C’est le match de deux Algérie. Deux Algérie qui sont, chacune à leur manière, des fantômes pour la France, 61 ans après l’indépendance chèrement acquise par l’ex-colonie, le 5 juillet 1962.
Gérald Darmanin, 41 ans, ministre français de l’Intérieur, est le fils d’une mère algérienne et d’un grand-père qui servit dans les rangs des tirailleurs algériens durant la seconde guerre mondiale, l’adjudant-chef Moussa Ouakid, auquel il a dédié une rue à Hasnon (Nord).
Karim Benzema, 35 ans, est l’un des footballeurs les plus célèbres au monde, aujourd’hui star du championnat d’Arabie saoudite au sein du club Al-Ittihad. Benzema est le fils d’un père Kabyle et d’une mère originaire d’Oran. Il a grandi à Bron, une banlieue turbulente de Lyon, où les Algériens furent longtemps cantonnés dans d’effroyables bidonvilles. Le Ballon d’or 2022 ne vient pas d’une famille d’ex-combattants pour la France. Une différence qui, aujourd’hui, remonte à la surface dans la polémique qui l’oppose à Gérald Darmanin.

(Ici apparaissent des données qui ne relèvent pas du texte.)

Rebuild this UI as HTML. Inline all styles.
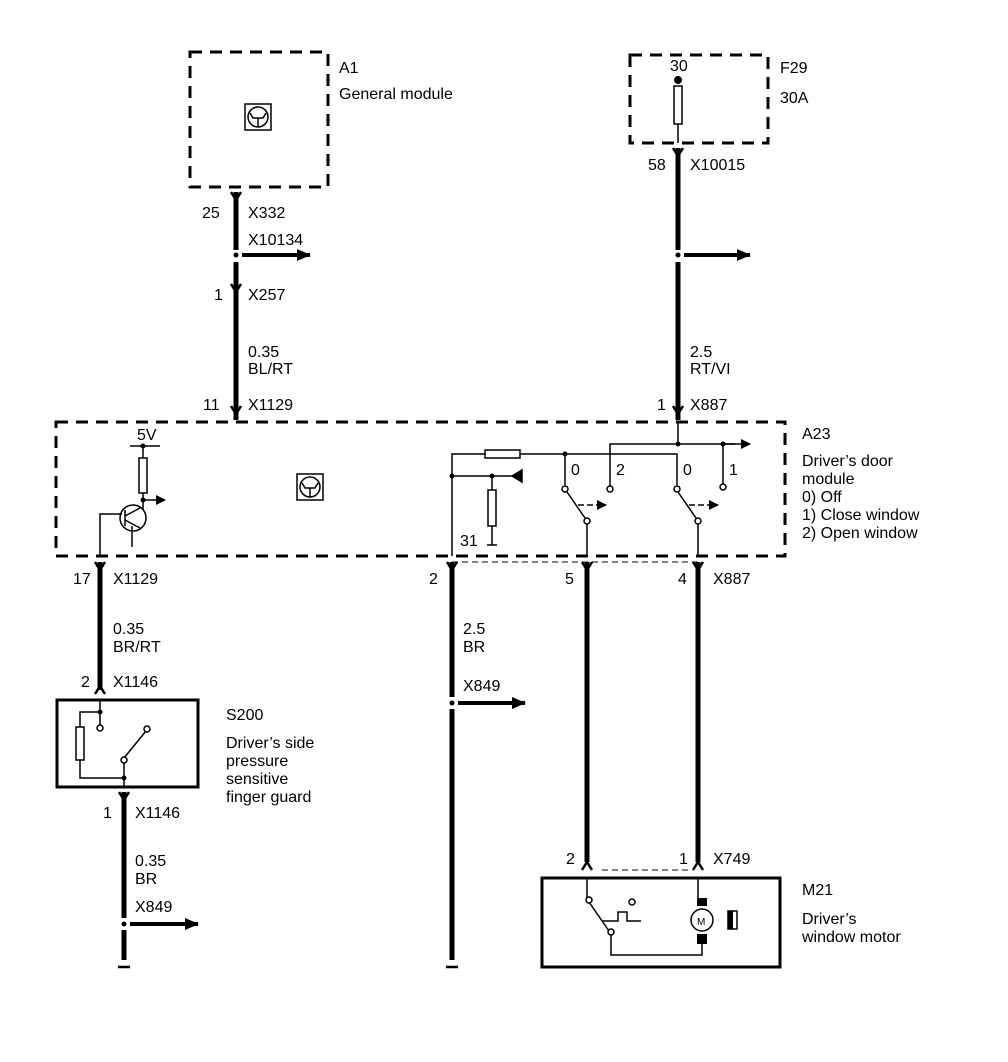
<!DOCTYPE html>
<html><head><meta charset="utf-8"><style>
html,body{margin:0;padding:0;background:#fff;}
svg{display:block;}
text{font-family:"Liberation Sans",Arial,sans-serif;font-size:16px;fill:#000;}
</style></head><body>
<svg width="1008" height="1062" viewBox="0 0 1008 1062" xmlns="http://www.w3.org/2000/svg">
<defs>
<marker id="ah" markerWidth="10" markerHeight="10" refX="9" refY="5" orient="auto" markerUnits="userSpaceOnUse"><path d="M0,0 L10,5 L0,10 z" fill="#000"/></marker>
<marker id="ahs" markerWidth="14" markerHeight="12" refX="13" refY="6" orient="auto" markerUnits="userSpaceOnUse"><path d="M0,0 L14,6 L0,12 z" fill="#000"/></marker>
</defs>
<g fill="none" stroke="#000">
<rect x="190" y="52" width="138" height="135" stroke-width="3" stroke-dasharray="12,8"/>
<rect x="630" y="55" width="138" height="88" stroke-width="3" stroke-dasharray="12,8"/>
<rect x="56" y="422" width="729" height="134" stroke-width="3" stroke-dasharray="12,8"/>
<rect x="57" y="700" width="141" height="87" stroke-width="3"/>
<rect x="542" y="878" width="238" height="89" stroke-width="3"/>
<rect x="245" y="104" width="26" height="26" stroke-width="1.5"/>
<circle cx="258" cy="117" r="10" stroke-width="1.5"/>
<path d="M250,113 L253,118 L263,118 L266,113 M258,118 V127" stroke-width="1.5"/>
<rect x="297" y="474" width="26" height="26" stroke-width="1.5"/>
<circle cx="310" cy="487" r="10" stroke-width="1.5"/>
<path d="M302,483 L305,488 L315,488 L318,483 M310,488 V497" stroke-width="1.5"/>
<rect x="674" y="86" width="8" height="38" stroke-width="1.5"/>
<line x1="678" y1="124" x2="678" y2="143" stroke-width="1.5"/>
<path d="M236,192 V250 M236,262 V420" stroke-width="5"/>
<path d="M678,148 V250 M678,262 V420" stroke-width="5"/>
<path d="M100,562 V690" stroke-width="5"/>
<path d="M124,792 V918 M124,930 V960" stroke-width="5"/>
<path d="M452,562 V697 M452,709 V960" stroke-width="5"/>
<path d="M587,562 V862" stroke-width="5"/>
<path d="M698,562 V862" stroke-width="5"/>
<g stroke-width="2.5">
<path d="M231,192 L236,200 L241,192"/>
<path d="M231,284 L236,292 L241,284"/>
<path d="M231,406 L236,414 L241,406"/>
<path d="M673,148 L678,156 L683,148"/>
<path d="M673,406 L678,414 L683,406"/>
<path d="M95,562 L100,570 L105,562"/>
<path d="M447,562 L452,570 L457,562"/>
<path d="M582,562 L587,570 L592,562"/>
<path d="M693,562 L698,570 L703,562"/>
<path d="M95,694 L100,686 L105,694"/>
<path d="M119,792 L124,800 L129,792"/>
<path d="M582,870 L587,862 L592,870"/>
<path d="M693,870 L698,862 L703,870"/>
</g>
<g stroke-width="4">
<line x1="242" y1="255" x2="310" y2="255" marker-end="url(#ahs)"/>
<line x1="684" y1="255" x2="750" y2="255" marker-end="url(#ahs)"/>
<line x1="130" y1="924" x2="198" y2="924" marker-end="url(#ahs)"/>
<line x1="458" y1="703" x2="525" y2="703" marker-end="url(#ahs)"/>
</g>
<path d="M118,967 H130 M446,967 H458" stroke-width="2.5"/>
<g stroke-width="1.5">
<line x1="130" y1="446" x2="160" y2="446"/>
<line x1="143" y1="446" x2="143" y2="458"/>
<rect x="139" y="458" width="8" height="35"/>
<line x1="143" y1="493" x2="143" y2="510"/>
<line x1="143" y1="500" x2="165" y2="500" marker-end="url(#ah)"/>
<circle cx="133" cy="518" r="13"/>
<path d="M100,556 V514 H122 M125,510 V526 M125,516 L140,508 M125,520 L140,528 M132,526 V547"/>
</g>
<g stroke-width="1.5">
<path d="M678,422 V444 M610,488 V444 H735"/>
<line x1="723" y1="444" x2="750" y2="444" marker-end="url(#ah)"/>
<path d="M723,444 V484"/>
<path d="M452,556 V454 H485 M520,454 H677 V485 M565,454 V485"/>
<rect x="485" y="450" width="35" height="8"/>
<line x1="452" y1="476" x2="520" y2="476"/>
<path d="M512,476 L522,470 L522,482 z" fill="#000"/>
<path d="M492,476 V490 M492,526 V545 M487,545 H497"/>
<rect x="488" y="490" width="8" height="36"/>
<path d="M567,492 L585,518 M587,524 V556 M678,492 L696,518 M698,524 V556"/>
<line x1="578" y1="505" x2="606" y2="505" stroke-dasharray="6,3" marker-end="url(#ah)"/>
<line x1="689" y1="505" x2="718" y2="505" stroke-dasharray="6,3" marker-end="url(#ah)"/>
<circle cx="565" cy="489" r="3" fill="#fff"/>
<circle cx="610" cy="489" r="3" fill="#fff"/>
<circle cx="677" cy="489" r="3" fill="#fff"/>
<circle cx="723" cy="487" r="3" fill="#fff"/>
<circle cx="587" cy="521" r="3" fill="#fff"/>
<circle cx="698" cy="521" r="3" fill="#fff"/>
<path d="M452,562 H698" stroke-dasharray="6,4" stroke-width="1"/>
</g>
<g stroke-width="1.5">
<path d="M100,700 V710 M100,712 H80 V727 M80,760 V778 H124 V787 M124,778 V760"/>
<rect x="76" y="727" width="8" height="33"/>
<line x1="100" y1="712" x2="100" y2="726"/>
<line x1="124" y1="758" x2="146" y2="731"/>
<circle cx="100" cy="728" r="3" fill="#fff"/>
<circle cx="124" cy="760" r="3" fill="#fff"/>
<circle cx="147" cy="729" r="3" fill="#fff"/>
</g>
<g stroke-width="1.5">
<path d="M587,878 V898 M589,902 L609,931 M611,934 V955 H702 V944 M698,878 V898"/>
<path d="M602,921 H618 V912 H627 V921 H641"/>
<circle cx="589" cy="900" r="3" fill="#fff"/>
<circle cx="611" cy="932" r="3" fill="#fff"/>
<circle cx="632" cy="902" r="3" fill="#fff"/>
<circle cx="702" cy="920" r="11"/>
<path d="M728,911 h9 v18 h-9 z"/>
<line x1="602" y1="870" x2="690" y2="870" stroke-dasharray="6,4" stroke-width="1"/>
</g>
<rect x="697" y="898" width="10" height="8" fill="#000" stroke="none"/>
<rect x="697" y="934" width="10" height="10" fill="#000" stroke="none"/>
<rect x="728" y="911" width="5" height="18" fill="#000" stroke="none"/>
</g>
<g fill="#000">
<circle cx="678" cy="80" r="4"/>
<circle cx="236" cy="255" r="2.5"/><circle cx="678" cy="255" r="2.5"/>
<circle cx="124" cy="924" r="2.5"/><circle cx="452" cy="703" r="2.5"/>
<circle cx="143" cy="446" r="2.5"/><circle cx="143" cy="500" r="2.5"/>
<circle cx="678" cy="444" r="2.5"/><circle cx="723" cy="444" r="2.5"/>
<circle cx="565" cy="454" r="2.5"/><circle cx="452" cy="476" r="2.5"/><circle cx="492" cy="476" r="2.5"/>
<circle cx="100" cy="712" r="2.5"/><circle cx="124" cy="778" r="2.5"/>
</g>
<text x="339" y="73">A1</text>
<text x="339" y="99">General module</text>
<text x="670" y="71">30</text>
<text x="780" y="73">F29</text>
<text x="780" y="103">30A</text>
<text x="202" y="218">25</text><text x="248" y="218">X332</text>
<text x="248" y="245">X10134</text>
<text x="214" y="300">1</text><text x="248" y="300">X257</text>
<text x="248" y="357">0.35</text><text x="248" y="374">BL/RT</text>
<text x="203" y="410">11</text><text x="248" y="410">X1129</text>
<text x="648" y="170">58</text><text x="690" y="170">X10015</text>
<text x="690" y="357">2.5</text><text x="690" y="374">RT/VI</text>
<text x="657" y="410">1</text><text x="690" y="410">X887</text>
<text x="137" y="440">5V</text>
<text x="802" y="439">A23</text>
<text x="802" y="466">Driver’s door</text>
<text x="802" y="484">module</text>
<text x="802" y="502">0) Off</text>
<text x="802" y="520">1) Close window</text>
<text x="802" y="538">2) Open  window</text>
<text x="571" y="475">0</text><text x="616" y="475">2</text>
<text x="683" y="475">0</text><text x="729" y="475">1</text>
<text x="460" y="546">31</text>
<text x="73" y="584">17</text><text x="113" y="584">X1129</text>
<text x="113" y="634">0.35</text><text x="113" y="652">BR/RT</text>
<text x="81" y="687">2</text><text x="113" y="687">X1146</text>
<text x="226" y="720">S200</text>
<text x="226" y="748">Driver’s side</text>
<text x="226" y="766">pressure</text>
<text x="226" y="784">sensitive</text>
<text x="226" y="802">finger guard</text>
<text x="103" y="818">1</text><text x="135" y="818">X1146</text>
<text x="135" y="866">0.35</text><text x="135" y="884">BR</text>
<text x="135" y="912">X849</text>
<text x="429" y="584">2</text>
<text x="463" y="634">2.5</text><text x="463" y="652">BR</text>
<text x="463" y="691">X849</text>
<text x="565" y="584">5</text>
<text x="678" y="584">4</text><text x="713" y="584">X887</text>
<text x="566" y="864">2</text>
<text x="679" y="864">1</text><text x="713" y="864">X749</text>
<text x="697" y="925" style="font-size:10px">M</text>
<text x="802" y="895">M21</text>
<text x="802" y="924">Driver’s</text>
<text x="802" y="942">window motor</text>
</svg>
</body></html>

En images, l’avocat de Karim Benzema
L’histoire est à la «une» des médias français et internationaux depuis plusieurs jours. Karim Benzema, à la fois star incontestée et avant-centre mal aimé du football français, est désormais soupçonné d’avoir pris fait et cause, dans ses tweets, pour les victimes palestiniennes de la bande de Gaza, sans même une pensée pour les centaines victimes juives des commandos terroristes du Hamas. L’affaire a pris un tournant politique avec l’accusation, portée par le ministre de l’Intérieur «d’être en lien notoire avec les Frères musulmans». La polémique s’est installée. Pas de tweets de Karim Benzema sur le meurtre de l’enseignant d’Arras. Pas de condamnation du Hamas. Et ce, malgré les démentis du joueur via son avocat.
Le tweet de Karim Benzema
Le poids de l'histoire
La séance de tirs au but dans ce match Darmanin-Benzema est intervenue lorsque le ministre a sommé le joueur aux vingt millions de followers sur Twitter de prouver sa non-compromission avec l’islamisme, en promettant de retirer ses paroles accusatrices si le Ballon d’or 2022 tweetait en l’honneur du professeur tué lors de l’attentat d’Arras, Dominique Bernard. Et après? La réalité est que deux mondes se sont toujours affrontés autour de la figure de Karim Benzema, né en France, de nationalité française, et porteur du maillot tricolore 97 fois dans les compétitions internationales. En mai 2018, sa photo avec le drapeau algérien, à l’issue d’une finale remportée par le Real Madrid, avait entraîné une vague de commentaires racistes.
Le monde de Benzema est, volontiers provocateur, celui d’une double culture populaire franco-algérienne. Celle des banlieues. Celle d’une Algérie que l’on refuse de réduire à ses gouvernements inféodés à l’armée. Celle d’un pays qui s’est construit, depuis l’indépendance, dans la défense d’un panarabisme militant, dont les élites sont longtemps restées proches de l’Union Soviétique. Celle d’un pays né d’une guerre révolutionnaire menée et remportée par le Front de libération nationale (FLN) à coups d’attentats terroristes. Une culture populaire indissociable de l’Islam, au point que le Front islamique du salut (FIS) remporta les élections législatives de 1991, ce qui entraîna la guerre civile. Tout cela, Karim Benzema ne le dit pas. Il ne l’écrit pas. Mais il en est l’héritier.
Deux Algérie. Deux France
Le monde de Gérald Darmanin, dont la mère adorée fut femme de ménage puis agent d’entretien à la Banque de France, est à l’opposé. Il a toujours été le résultat d’une osmose imposée entre l’Algérie et la France. Le ministre, qui a grandi dans le nord, où il est élu, n’a jamais été confronté à l’Algérie militante et rebelle, travaillée au corps par la religion musulmane. Valenciennes, où son père Gérard, décédé en 2019, tenait un café, est une grande ville populaire de culture ouvrière. Ce n’est pas Bron. Les immigrés n’y étaient pas cantonnés dans des bidonvilles, comme le raconte l’écrivain lyonnais Azouz Begag. Le phénomène de bandes et de «racaille», lié au trafic de drogue, qui colle aussi à la peau de Benzema, y étaient inconnus. Deux mondes. Deux Algérie. Deux France.
Karim Benzema n’a aucune excuse. Refuser, après avoir pris position pour les victimes palestiniennes, de s’associer à la douleur des civils juifs assassinés n’est pas digne d’un footballeur international de ce niveau. Mais le sermon civique de Gérald Darmanin réveille bien d’autres fantômes. L’Algérie hante toujours la République. Ce match-là le prouve.